[Begin]

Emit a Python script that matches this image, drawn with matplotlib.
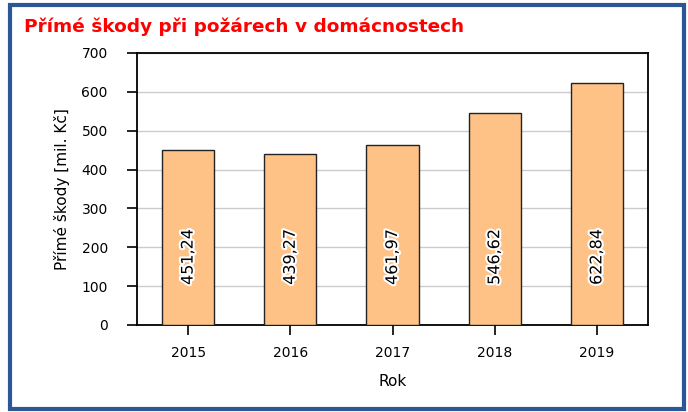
import matplotlib.pyplot as plt
from matplotlib.patches import Rectangle
import matplotlib.patheffects as pe

years = ["2015", "2016", "2017", "2018", "2019"]
damage = [451.24, 439.27, 461.97, 546.62, 622.84]
labels = ["451,24", "439,27", "461,97", "546,62", "622,84"]

plt.rcParams["font.family"] = ["DejaVu Sans"]

fig = plt.figure(figsize=(6.88, 4.12), dpi=100)

# blue frame round the whole chart
fig.patches.append(Rectangle((9.5 / 688, 3.5 / 412), 674 / 688, 404 / 412,
                             transform=fig.transFigure, fill=False,
                             edgecolor="#2B5797", linewidth=3))

fig.text(24 / 688, 1 - 27 / 412, "Přímé škody při požárech v domácnostech",
         color="#FF0000", fontsize=13.3, fontweight="bold", va="center", ha="left")

ax = fig.add_axes([137 / 688, 1 - 325 / 412, 511 / 688, 272 / 412])
x = range(len(years))
ax.bar(x, damage, width=0.51, color="#FFC286", edgecolor="#222222", linewidth=1, zorder=3)

for xi, lab in zip(x, labels):
    ax.text(xi, 175, lab, rotation=90, ha="center", va="center", fontsize=11.5,
            color="black", zorder=4,
            path_effects=[pe.withStroke(linewidth=3, foreground="white")])

ax.set_xlim(-0.5, len(years) - 0.5)
ax.set_ylim(0, 700)
ax.set_yticks(range(0, 701, 100))
ax.set_xticks(list(x))
ax.set_xticklabels(years)
ax.yaxis.grid(True, color="#CCCCCC", linewidth=1, zorder=0)
ax.set_axisbelow(True)
ax.tick_params(axis="y", length=7, width=1.2, pad=14, labelsize=10)
ax.tick_params(axis="x", length=7, width=1.2, pad=8, labelsize=10)
for s in ax.spines.values():
    s.set_linewidth(1.3)
ax.set_ylabel("Přímé škody [mil. Kč]", fontsize=11, labelpad=8)
ax.set_xlabel("Rok", fontsize=11, labelpad=10)

fig.savefig("out.png", dpi=100)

[End]

* Task prompt *
Make a tally of the lines in this data that include the string "matplotlib", and answer with that tally alone.

* Solution for this task *
4